International Journal of Endocrinology and Metabolism. 2012 October; 10(4): 640-641. , DOI: 10.5812/ijem.5384
Article Type: Letter; Received: May 2, 2012; Revised: May 14, 2012; Accepted: May 15, 2012; epub: Sep 29, 2012; ppub: Oct 2012
Running Title: Preventing Fractures in Diabetic Dialysis Patients

Keywords: Osteoporosis; Treatment; Chronic Kidney Disease; Diabetes Mellitus

Dear Editor,


Skeletal health is a concern for patients with type 2 diabetes mellitus. There is an increased risk of fracture associated with diabetes (1) and some of the medications (e.g., thiazolidinediones) used to treat the diabetes (2). Chronic kidney disease (CKD), which may occur as a complication of diabetes or independently, is also a risk factor for fracture (3). The mechanisms linking diabetes, thiazolidinediones, and CKD with fractures are complex and not fully understood; however, the clinical challenges associated with the management of these disorders are ever-present and in need of solutions (4).

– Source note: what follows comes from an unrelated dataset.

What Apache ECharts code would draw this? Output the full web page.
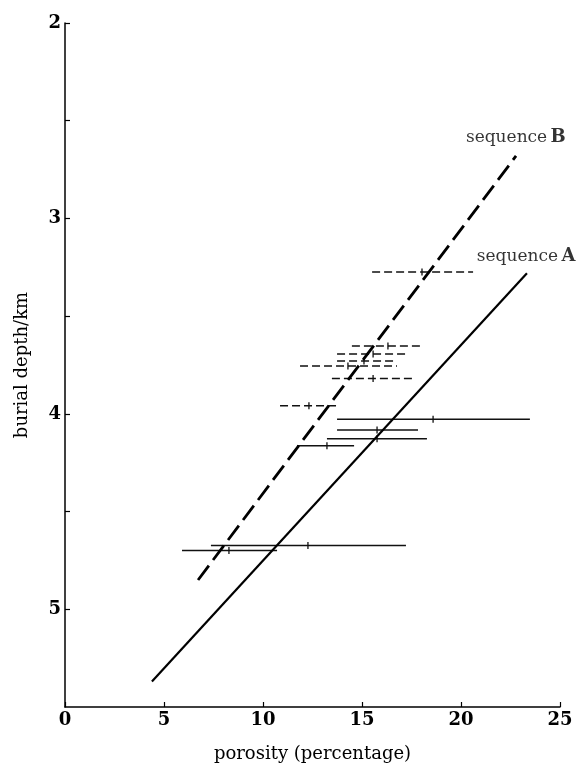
<!DOCTYPE html>
<html>
<head>
<meta charset="utf-8">
<script src="https://cdn.jsdelivr.net/npm/echarts@6/dist/echarts.min.js"></script>
<style>html,body{margin:0;padding:0;background:#fff}#c{width:586px;height:768px}</style>
</head>
<body>
<div id="c"></div>
<script>
// Fitted trend lines: [porosity %, depth km]
const seqA_line = [[4.39, 5.37], [23.33, 3.28]];
const seqB_line = [[6.72, 4.85], [22.78, 2.68]];
// Error bars: depth, low, high, centre (porosity %)
const seqB_depth  = [3.274, 3.653, 3.694, 3.730, 3.755, 3.819, 3.959];
const seqB_low    = [15.51, 14.49, 13.74, 13.74, 11.87, 13.48, 10.86];
const seqB_high   = [20.61, 18.08, 17.27, 16.62, 16.77, 17.63, 13.79];
const seqB_centre = [18.03, 16.31, 15.56, 15.10, 14.29, 15.56, 12.32];

const seqA_depth  = [4.028, 4.082, 4.128, 4.163, 4.673, 4.699];
const seqA_low    = [13.74, 13.74, 13.23, 11.72, 7.37, 5.91];
const seqA_high   = [23.48, 17.83, 18.28, 14.60, 17.22, 10.71];
const seqA_centre = [18.59, 15.76, 15.76, 13.23, 12.27, 8.28];

// Label anchor points [porosity, depth]
const labelB = [20.25, 2.587];
const labelA = [20.8, 3.194];

const xTicks = [0, 5, 10, 15, 20, 25];
const yTicks = [2, 3, 4, 5];

const serif = '"DejaVu Serif", "Liberation Serif", serif';

function bars(depth, low, high, centre) {
  return depth.map((d, i) => [low[i], d, high[i], centre[i]]);
}
function errRender(dashed) {
  return function (params, api) {
    const y = api.value(1);
    const p1 = api.coord([api.value(0), y]);
    const p2 = api.coord([api.value(2), y]);
    const pc = api.coord([api.value(3), y]);
    return {
      type: 'group',
      children: [
        { type: 'line', shape: { x1: p1[0], y1: p1[1], x2: p2[0], y2: p2[1] },
          style: { stroke: '#111', lineWidth: 1.5, lineDash: dashed ? [8, 4] : null } },
        { type: 'line', shape: { x1: pc[0], y1: pc[1] - 3.5, x2: pc[0], y2: pc[1] + 3.5 },
          style: { stroke: '#111', lineWidth: 1.3 } }
      ]
    };
  };
}

const chart = echarts.init(document.getElementById('c'));
chart.setOption({
  animation: false,
  backgroundColor: '#fff',
  grid: { left: 65, right: 26, top: 23, bottom: 59 },
  xAxis: {
    type: 'value', min: 0, max: 25, interval: 5,
    name: 'porosity (percentage)', nameLocation: 'middle', nameGap: 38,
    nameTextStyle: { fontFamily: serif, fontSize: 18, color: '#000' },
    axisLine: { lineStyle: { color: '#000', width: 1.5 } },
    axisTick: { inside: true, length: 5, lineStyle: { color: '#000', width: 1.2 } },
    axisLabel: { fontFamily: serif, fontWeight: 'bold', fontSize: 18, color: '#000', margin: 4,
      formatter: v => xTicks.includes(v) ? String(v) : '' },
    splitLine: { show: false }
  },
  yAxis: {
    type: 'value', min: 2, max: 5.5, interval: 0.5, inverse: true,
    name: 'burial depth/km', nameLocation: 'middle', nameGap: 34, nameRotate: 90,
    nameTextStyle: { fontFamily: serif, fontSize: 18, color: '#000' },
    axisLine: { show: true, lineStyle: { color: '#000', width: 1.5 } },
    axisTick: { show: true, inside: true, length: 5, lineStyle: { color: '#000', width: 1.2 },
      customValues: [2, 2.5, 3, 3.5, 4, 4.5, 5] },
    axisLabel: { fontFamily: serif, fontWeight: 'bold', fontSize: 18, color: '#000', margin: 4,
      formatter: v => yTicks.includes(v) ? String(v) : '' },
    splitLine: { show: false }
  },
  series: [
    { type: 'line', data: seqA_line, showSymbol: false, silent: true,
      lineStyle: { color: '#000', width: 2.2 } },
    { type: 'line', data: seqB_line, showSymbol: false, silent: true,
      lineStyle: { color: '#000', width: 2.8, type: [18, 7] } },
    { type: 'custom', renderItem: errRender(true), data: bars(seqB_depth, seqB_low, seqB_high, seqB_centre),
      encode: { x: [0, 2, 3], y: 1 }, silent: true },
    { type: 'custom', renderItem: errRender(false), data: bars(seqA_depth, seqA_low, seqA_high, seqA_centre),
      encode: { x: [0, 2, 3], y: 1 }, silent: true },
    { type: 'scatter', symbolSize: 0, silent: true,
      data: [
        { value: labelB, label: { formatter: '{n|sequence} {b|B}' } },
        { value: labelA, label: { formatter: '{n|sequence} {b|A}' } }
      ],
      label: { show: true, position: 'right', distance: 0, color: '#000',
        rich: { n: { fontFamily: serif, fontSize: 17, color: '#000' },
                b: { fontFamily: serif, fontSize: 18, fontWeight: 'bold', color: '#000' } } } }
  ]
});
</script>
</body>
</html>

O Saito et al. addressed one aspect of this conundrum in a study of the skeletal effects of raloxifene in a small study (N = 60) of postmenopausal Japanese women on maintenance hemodialysis (5). Study subjects were in two groups, with and without type 2 diabetes; women in each group were randomized into subgroups receiving raloxifene 60 mg daily or no raloxifene for one year. The aim of the study was to compare changes in bone turnover markers and speed of sound (SOS) measured by heel quantitative ultrasound (QUS) in subjects receiving or not receiving raloxifene. In women with postmenopausal osteoporosis, a decrease in bone turnover markers with antiresorptive therapy (i.e. raloxifene) is associated with improvement in BMD and a reduction in fracture risk. SOS, which can be used to estimate bone mineral density and T-score, is directly correlated with bone strength and fracture risk when measured by validated QUS instruments.

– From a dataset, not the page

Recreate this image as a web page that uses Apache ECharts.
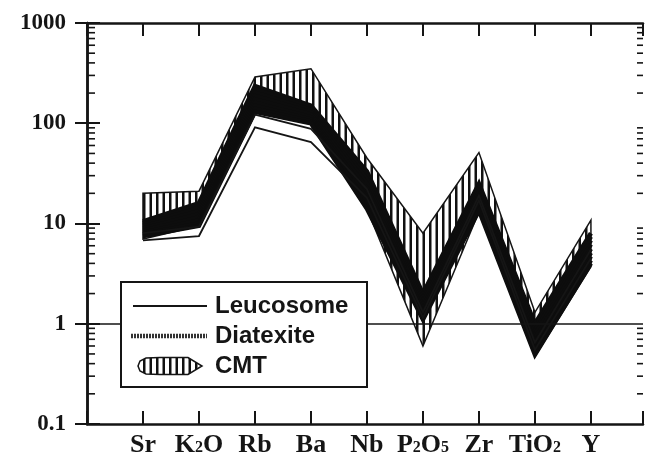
<!DOCTYPE html>
<html>
<head>
<meta charset="utf-8">
<script src="https://cdn.jsdelivr.net/npm/echarts@6/dist/echarts.min.js"></script>
<style>html,body{margin:0;padding:0;background:#fff}#c{width:656px;height:458px}</style>
</head>
<body>
<div id="c"></div>
<script>
// ---- data ----
const categories = ['Sr', 'K2O', 'Rb', 'Ba', 'Nb', 'P2O5', 'Zr', 'TiO2', 'Y'];
const xTickLabels = ['Sr', '{a|K}{s|2}{a|O}', 'Rb', 'Ba', 'Nb', '{a|P}{s|2}{a|O}{s|5}', 'Zr', '{a|TiO}{s|2}', 'Y'];
const yTickLabels = ['0.1', '1', '10', '100', '1000'];
const yTickValues = [0.1, 1, 10, 100, 1000];

const cmtUpper = [20, 21, 290, 350, 45, 8, 51, 1.3, 10.8];
const cmtLower = [7, 9.5, 140, 110, 14, 0.6, 13, 0.47, 3.7];

const diatexite1 = [10.5, 16, 235, 150, 33, 2.0, 25, 1.0, 8];
const diatexite2 = [10.1, 15.2, 218, 143, 30, 1.85, 23.5, 0.92, 7.4];
const diatexite3 = [9.7, 14.3, 202, 136, 27.5, 1.72, 22, 0.85, 6.8];
const diatexite4 = [9.3, 13.3, 187, 129, 25, 1.6, 20.5, 0.78, 6.2];
const diatexite5 = [8.9, 12.4, 173, 122, 22.5, 1.48, 19, 0.71, 5.6];
const diatexite6 = [8.5, 11.5, 160, 115, 20, 1.37, 17.5, 0.65, 5.1];
const diatexite7 = [8.1, 10.7, 149, 109, 18, 1.27, 16, 0.59, 4.7];
const diatexite8 = [7.8, 10.0, 139, 104, 16, 1.18, 14.7, 0.54, 4.3];
const diatexite9 = [7.5, 9.5, 130, 100, 14, 1.1, 13.5, 0.49, 4];

const leucosome1 = [6.8, 7.5, 91, 65, 18, 1.15, 17, 0.55, 4.5];
const leucosome2 = [8, 9.3, 122, 88, 22, 1.3, 19, 0.65, 5.5];

const minorTickValues = [];
[0.1, 1, 10, 100].forEach(d => { for (let k = 2; k <= 9; k++) minorTickValues.push(+(d * k).toPrecision(3)); });

// ---- hatch pattern ----
const pc = document.createElement('canvas');
pc.width = 13; pc.height = 10;
const pctx = pc.getContext('2d');
pctx.fillStyle = '#111';
pctx.fillRect(0, 0, 2.5, 10);
pctx.fillRect(6.5, 0, 2.5, 10);
const hatch = { image: pc, repeat: 'repeat' };

const toXY = arr => arr.map((v, i) => [i + 1, v]);
const INK = '#151515';
const serif = "'Liberation Serif', 'Times New Roman', serif";
const sans = "'Liberation Sans', Arial, sans-serif";

const chart = echarts.init(document.getElementById('c'), null, { renderer: 'canvas' });

const diaList = [diatexite1, diatexite2, diatexite3, diatexite4, diatexite5, diatexite6, diatexite7, diatexite8, diatexite9];
const diaSeries = diaList.map((d, k) => ({
  name: 'Diatexite', type: 'line', data: toXY(d), symbol: 'none', z: 3,
  lineStyle: { color: '#0d0d0d', width: 4.5, join: 'miter' },
  markLine: k === 0 ? {
    silent: true, symbol: 'none', label: { show: false },
    lineStyle: { color: INK, width: 1.6, type: 'solid' },
    data: [{ yAxis: 1 }]
  } : undefined
}));

const leuSeries = [leucosome1, leucosome2].map(d => ({
  name: 'Leucosome', type: 'line', data: toXY(d), symbol: 'none', z: 4,
  lineStyle: { color: INK, width: 1.8, join: 'miter' }
}));

const xAxisBase = {
  type: 'value', min: 0, max: 9.93, interval: 1,
  axisLine: { show: true, lineStyle: { color: INK, width: 2.5 } },
  axisTick: { show: true, inside: true, length: 13, lineStyle: { color: INK, width: 2 } },
  splitLine: { show: false }
};
const yAxisBase = {
  type: 'log', logBase: 10, min: 0.1, max: 1000,
  axisLine: { show: true, lineStyle: { color: INK, width: 2.5 } },
  axisTick: { show: true, inside: true, length: 13, lineStyle: { color: INK, width: 2 } },
  splitLine: { show: false }
};

chart.setOption({
  animation: false,
  backgroundColor: '#fff',
  grid: { left: 87, right: 13, top: 23, bottom: 33, containLabel: false },
  xAxis: [
    Object.assign({}, xAxisBase, {
      position: 'bottom',
      axisLabel: {
        show: true, margin: 8, color: INK,
        fontFamily: serif, fontWeight: 'bold', fontSize: 26,
        formatter: v => {
          const i = Math.round(v);
          if (Math.abs(v - i) > 1e-6 || i < 1 || i > categories.length) return '';
          return xTickLabels[i - 1];
        },
        rich: {
          a: { fontFamily: serif, fontWeight: 'bold', fontSize: 26, color: INK },
          s: { fontFamily: serif, fontWeight: 'bold', fontSize: 16, color: INK, verticalAlign: 'bottom', padding: [0, 0, 2, 0] }
        }
      }
    }),
    Object.assign({}, xAxisBase, { position: 'top', axisLabel: { show: false } })
  ],
  yAxis: [
    Object.assign({}, yAxisBase, {
      position: 'left',
      axisLabel: {
        show: true, margin: 21, color: INK,
        fontFamily: serif, fontWeight: 'bold', fontSize: 23,
        formatter: v => {
          const j = yTickValues.findIndex(t => Math.abs(Math.log10(t) - Math.log10(v)) < 1e-6);
          return j >= 0 ? yTickLabels[j] : '';
        }
      }
    }),
    Object.assign({}, yAxisBase, { position: 'right', axisLabel: { show: false },
      axisTick: { show: true, inside: true, length: 12, lineStyle: { color: INK, width: 2 } } })
  ],
  series: [
    {
      name: 'CMT', type: 'custom', z: 2,
      data: [[1, 1]],
      renderItem: (params, api) => {
        const pts = [];
        for (let i = 0; i < cmtUpper.length; i++) pts.push(api.coord([i + 1, cmtUpper[i]]));
        for (let i = cmtLower.length - 1; i >= 0; i--) pts.push(api.coord([i + 1, cmtLower[i]]));
        return {
          type: 'polygon', shape: { points: pts },
          style: { fill: hatch, stroke: INK, lineWidth: 1.5, lineJoin: 'miter' }
        };
      }
    },
    ...diaSeries,
    ...leuSeries,
    {
      name: 'minorTicks', type: 'custom', z: 5, silent: true,
      data: minorTickValues.map(v => [0, v]),
      renderItem: (params, api) => {
        const cs = params.coordSys;
        const y = api.coord([0, api.value(1)])[1];
        return {
          type: 'group', children: [
            { type: 'line', shape: { x1: cs.x, y1: y, x2: cs.x + 8, y2: y }, style: { stroke: INK, lineWidth: 1.6 } },
            { type: 'line', shape: { x1: cs.x + cs.width - 6, y1: y, x2: cs.x + cs.width, y2: y }, style: { stroke: INK, lineWidth: 1.6 } }
          ]
        };
      }
    }
  ],
  graphic: [
    { type: 'rect', z: 100, shape: { x: 121, y: 282, width: 246, height: 105 },
      style: { fill: '#fff', stroke: INK, lineWidth: 2 } },
    { type: 'line', z: 101, shape: { x1: 133, y1: 306, x2: 207, y2: 306 }, style: { stroke: INK, lineWidth: 1.8 } },
    { type: 'line', z: 101, shape: { x1: 131, y1: 336, x2: 207, y2: 336 }, style: { stroke: '#333', lineWidth: 4.5, lineDash: [2, 1] } },
    { type: 'polygon', z: 101, shape: { points: [[138, 366], [140, 361], [146, 358], [160, 357.5], [188, 357.5], [202, 366], [188, 374.5], [160, 374.5], [146, 374], [140, 371]] },
      style: { fill: hatch, stroke: INK, lineWidth: 1.5 } },
    { type: 'text', z: 101, style: { x: 215, y: 306, text: 'Leucosome', font: "bold 24px " + sans, fill: INK, verticalAlign: 'middle', textVerticalAlign: 'middle' } },
    { type: 'text', z: 101, style: { x: 215, y: 336, text: 'Diatexite', font: "bold 24px " + sans, fill: INK, verticalAlign: 'middle', textVerticalAlign: 'middle' } },
    { type: 'text', z: 101, style: { x: 215, y: 366, text: 'CMT', font: "bold 24px " + sans, fill: INK, verticalAlign: 'middle', textVerticalAlign: 'middle' } }
  ]
});
</script>
</body>
</html>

At the end of one year in the Saito et al. study, the diabetics receiving raloxifene had a significantly higher SOS than the control diabetics (P = 0.02), but otherwise there were no significant differences in SOS or bone turnover markers. Comparing the change from baseline values between the subgroups, it was found that SOS increased and serum N-telopeptide (NTX) decreased in diabetics and non-diabetics receiving raloxifene compared with the control subgroups (P < 0.05).


The findings of this study suggest the possibility that raloxifene may have beneficial skeletal effects in postmenopausal women on hemodialysis. However, this is a hypothesis that requires further study before raloxifene can be recommended for clinical use in these patients. At this time, there are more questions than answers. In patients with end-stage CKD, it is not clear whether a reduction in bone turnover markers or an increase SOS with treatment is associated with a reduction in fracture risk. Since some postmenopausal women with end-stage CKD could have CKD-mineral and bone disorder with low bone turnover, an antiresorptive medication may not be appropriate for all. There are safety concerns with the use of raloxifene, a drug associated with increased risk of thromboembolic events, in patients with end-stage CKD and/or diabetes mellitus, since these patients are at high baseline risk for cardiovascular disease. More data are needed to better define the bone disease in patients with end-stage CKD, with or without diabetes, and determine whether pharmacological interventions can reduce fracture risk with a favorable balance of benefit and risk.

Footnotes

Please cite this paper as Lewiecki EM. Preventing Fractures in Diabetic Dialysis Patients. Int J Endocrinol Metab. 2012;10(4):640-1. DOI: 10.5812/ijem.5384
Financial Disclosure The author has received grant/research support from Amgen, Merck, Eli Lilly, Novartis, Warner Chilcott, GSK, and Genentech. He has served as a consultant, advisory board member, speakers’ bureau participant, or given presentations at sponsored speaking events for Amgen, Eli Lilly, Novartis, Merck, Warner Chilcott, GSK, and Genentech.